The day after the ceasefire was announced, we heard more of the same. MS NOW reported as part of the network’s liveblog coverage:
Hegseth invoked God throughout [his Pentagon press conference], again tying his Christian faith to U.S. military endeavors.
Referring to the war with Iran, Hegseth said, ‘Our troops, our American warriors, deserve the credit for this day, but God deserves all the glory.’
The beleaguered Pentagon chief went on to say U.S. service members have carried out their duties “under the protection of divine providence,” adding that combat operations have enjoyed “miraculous protection.”
It’s a free country, and the defense secretary’s personal religious beliefs are no one’s business but his own. That said, there is a broader political and governmental significance to this.
First, as world history has shown over the course of generations, when leaders assume that they enjoy divine support for their military ambitions, it rarely goes well.
Second, when the rhetoric from Iran’s theocratic officials and Pentagon officials is effectively indistinguishable, it’s a reminder that the Defense Department is probably on the wrong track.
And finally, it’s striking to see the extent to which the Republican administration’s religious posturing has faced unusual pushback from some of the most prominent figures in the global faith community.
Take the pope, for example.
Pope Leo XIV recently chastised those who invoke God as supportive of military might, saying in a homily on Palm Sunday, “Brothers and sisters, this is our God: Jesus, King of Peace, who rejects war, whom no one can use to justify war.
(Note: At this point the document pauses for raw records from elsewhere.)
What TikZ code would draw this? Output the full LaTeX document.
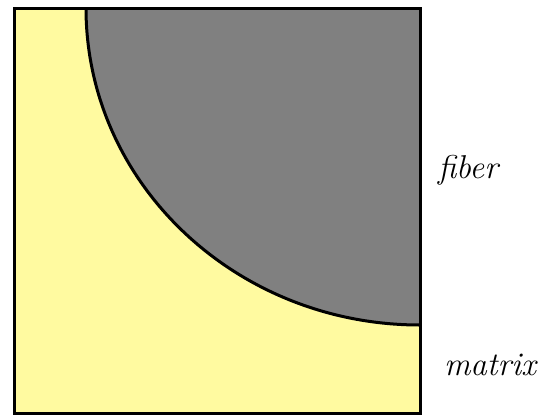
\documentclass[tikz,border=0pt]{standalone}
\definecolor{cmatrix}{RGB}{255,250,160}
\definecolor{cfiber}{RGB}{128,128,128}
\tikzset{cell/.style={x=1pt,y=-1pt,line width=3pt},
  phase/.style={font=\fontsize{33}{38}\selectfont\itshape}}
\begin{document}
\begin{tikzpicture}[cell]
    \useasboundingbox (0,0) rectangle (541,416);
    \fill[cmatrix] (14,8) rectangle (420,413);
    \fill[cfiber] (86,8) arc[start angle=180,end angle=90,x radius=334,y radius=317] -- (420,8) -- cycle;
    \draw (86,8) arc[start angle=180,end angle=90,x radius=334,y radius=317];
    \draw (14,8) rectangle (420,413);
    \node[phase] (fiber) at (468,170) {fiber};
    \node[phase] (matrix) at (490,365) {matrix};
\end{tikzpicture}
\end{document}
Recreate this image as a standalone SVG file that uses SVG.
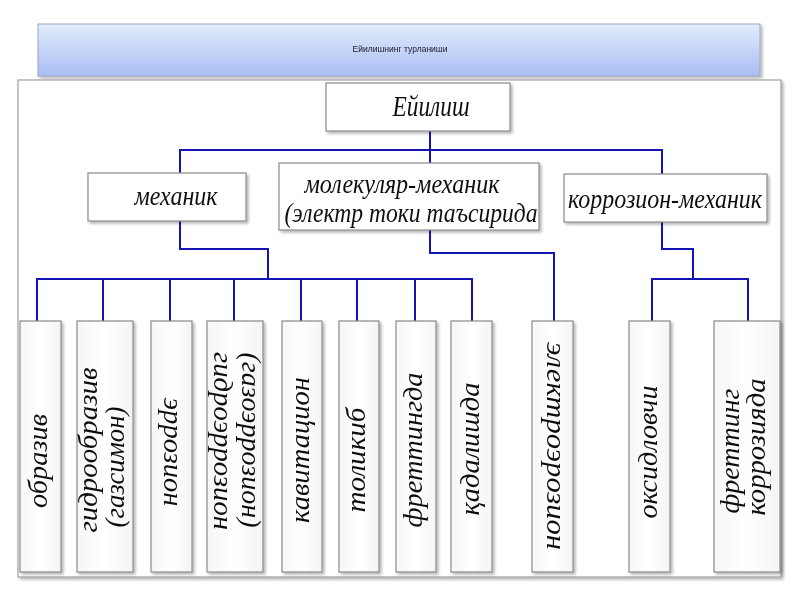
<svg xmlns="http://www.w3.org/2000/svg" width="800" height="600" viewBox="0 0 800 600">
<defs>
<linearGradient id="tg" x1="0" y1="0" x2="0" y2="1">
<stop offset="0" stop-color="#e2ecfc"/>
<stop offset="1" stop-color="#a9bdf3"/>
</linearGradient>
<linearGradient id="bg" x1="0" y1="0" x2="1" y2="0">
<stop offset="0" stop-color="#f6f6f6"/>
<stop offset="0.5" stop-color="#ffffff"/>
<stop offset="1" stop-color="#f4f4f4"/>
</linearGradient>
<filter id="sh" x="-10%" y="-10%" width="130%" height="130%">
<feGaussianBlur in="SourceAlpha" stdDeviation="1.5"/>
<feOffset dx="2" dy="2" result="o"/>
<feComponentTransfer><feFuncA type="linear" slope="0.3"/></feComponentTransfer>
<feMerge><feMergeNode/><feMergeNode in="SourceGraphic"/></feMerge>
</filter>
</defs>
<style>
.box{fill:#ffffff;stroke:#8a8a8a;stroke-width:1.2}
.vbox{fill:url(#bg);stroke:#8a8a8a;stroke-width:1.2}
.t{font-family:"Liberation Serif","Times New Roman",serif;font-style:italic;fill:#111;text-anchor:middle}
.h{font-size:28px}
.v{font-size:28px}
.con{fill:none;stroke:#1414b4;stroke-width:2}
</style>
<rect width="800" height="600" fill="#ffffff"/>
<g id="title" filter="url(#sh)">
<rect x="38" y="24" width="722" height="52" fill="url(#tg)" stroke="#9aa8c0" stroke-width="1"/>
<text x="400" y="52" font-family="Liberation Sans, Arial, sans-serif" font-size="8.5" text-anchor="middle" fill="#1a1a2a" textLength="95" lengthAdjust="spacingAndGlyphs">Ейилишнинг турланиши</text>
</g>
<g id="frame" filter="url(#sh)">
<rect x="18" y="80" width="763" height="497" fill="#ffffff" stroke="#a0a0a0" stroke-width="1.2"/>
</g>
<g id="connectors">
<path class="con" d="M430,131 V150 M180,173 V150 H662 V174 M430,150 V163"/>
<path class="con" d="M180,221 V249 H268 V279"/>
<path class="con" d="M37,321 V279 H472 V321 M103,279 V321 M170,279 V321 M234,279 V321 M301,279 V321 M357,279 V321 M415,279 V321"/>
<path class="con" d="M430,230 V253 H554 V321"/>
<path class="con" d="M662,222 V249 H693 V279 M652,321 V279 H748 V321"/>
</g>
<g id="n-root" filter="url(#sh)">
<rect class="box" x="326" y="83" width="184" height="48"/>
<text class="t" x="431" y="116" font-size="30" textLength="77" lengthAdjust="spacingAndGlyphs">Ейилиш</text>
</g>
<g id="n-mechanic" filter="url(#sh)">
<rect class="box" x="88" y="173" width="158" height="48"/>
<text class="t h" x="176" y="205" textLength="83" lengthAdjust="spacingAndGlyphs">механик</text>
</g>
<g id="n-molecular" filter="url(#sh)">
<rect class="box" x="279" y="163" width="260" height="67"/>
<text class="t h" x="402" y="193" textLength="195" lengthAdjust="spacingAndGlyphs">молекуляр-механик</text>
<text class="t h" x="411" y="222" textLength="253" lengthAdjust="spacingAndGlyphs">(электр токи таъсирида</text>
</g>
<g id="n-corrosion" filter="url(#sh)">
<rect class="box" x="564" y="174" width="203" height="48"/>
<text class="t h" x="665" y="208" textLength="194" lengthAdjust="spacingAndGlyphs">коррозион-механик</text>
</g>
<g id="n-obraziv" filter="url(#sh)">
<rect class="vbox" x="20" y="321" width="41" height="251"/>
<text class="t v" transform="translate(47,461) rotate(-90)" textLength="94" lengthAdjust="spacingAndGlyphs">образив</text>
</g>
<g id="n-gidroobraziv" filter="url(#sh)">
<rect class="vbox" x="77" y="321" width="56" height="251"/>
<text class="t v" transform="translate(97,450) rotate(-90)" textLength="165" lengthAdjust="spacingAndGlyphs">гидрообразив</text>
<text class="t v" transform="translate(124,467) rotate(-90)" textLength="121" lengthAdjust="spacingAndGlyphs">(газсимон)</text>
</g>
<g id="n-errozion" filter="url(#sh)">
<rect class="vbox" x="151" y="321" width="41" height="251"/>
<text class="t v" transform="translate(164,452) rotate(90)" textLength="109" lengthAdjust="spacingAndGlyphs">эррозион</text>
</g>
<g id="n-gidroerrozion" filter="url(#sh)">
<rect class="vbox" x="207" y="321" width="56" height="251"/>
<text class="t v" transform="translate(214,441) rotate(90)" textLength="178" lengthAdjust="spacingAndGlyphs">гидроэррозион</text>
<text class="t v" transform="translate(242,440) rotate(90)" textLength="175" lengthAdjust="spacingAndGlyphs">(газоэррозион)</text>
</g>
<g id="n-kavitatsion" filter="url(#sh)">
<rect class="vbox" x="282" y="321" width="40" height="251"/>
<text class="t v" transform="translate(309,450) rotate(-90)" textLength="146" lengthAdjust="spacingAndGlyphs">кавитацион</text>
</g>
<g id="n-tolikib" filter="url(#sh)">
<rect class="vbox" x="339" y="321" width="40" height="251"/>
<text class="t v" transform="translate(365,460) rotate(-90)" textLength="105" lengthAdjust="spacingAndGlyphs">толикиб</text>
</g>
<g id="n-frettingda" filter="url(#sh)">
<rect class="vbox" x="396" y="321" width="40" height="251"/>
<text class="t v" transform="translate(422,450) rotate(-90)" textLength="155" lengthAdjust="spacingAndGlyphs">фреттингда</text>
</g>
<g id="n-qadalishda" filter="url(#sh)">
<rect class="vbox" x="451" y="321" width="41" height="251"/>
<text class="t v" transform="translate(479,449) rotate(-90)" textLength="133" lengthAdjust="spacingAndGlyphs">қадалишда</text>
</g>
<g id="n-elektroerozion" filter="url(#sh)">
<rect class="vbox" x="532" y="321" width="41" height="251"/>
<text class="t v" transform="translate(547,446) rotate(90)" textLength="208" lengthAdjust="spacingAndGlyphs">электроэрозион</text>
</g>
<g id="n-oksidlovchi" filter="url(#sh)">
<rect class="vbox" x="629" y="321" width="41" height="251"/>
<text class="t v" transform="translate(657,452) rotate(-90)" textLength="133" lengthAdjust="spacingAndGlyphs">оксидловчи</text>
</g>
<g id="n-fretting-korroziya" filter="url(#sh)">
<rect class="vbox" x="714" y="321" width="66" height="251"/>
<text class="t v" transform="translate(739,451) rotate(-90)" textLength="125" lengthAdjust="spacingAndGlyphs">фреттинг</text>
<text class="t v" transform="translate(765,447) rotate(-90)" textLength="137" lengthAdjust="spacingAndGlyphs">коррозияда</text>
</g>
</svg>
He does not listen to the prayers of those who wage war, but rejects them.”
This week, after Trump issued a genocidal public threat, saying he was prepared to kill “a whole civilization,” the pope seemed to suggest that Americans should contact members of Congress as part of a political pushback campaign.
“I would like to invite everyone to think in their hearts of so many innocent children, so many totally innocent elderly people who would also be victims of this escalation,” the pope said. “I would like to invite everyone to pray, but also to seek ways to communicate — perhaps with congressmen, with authorities, saying that we don’t want war; we want peace.”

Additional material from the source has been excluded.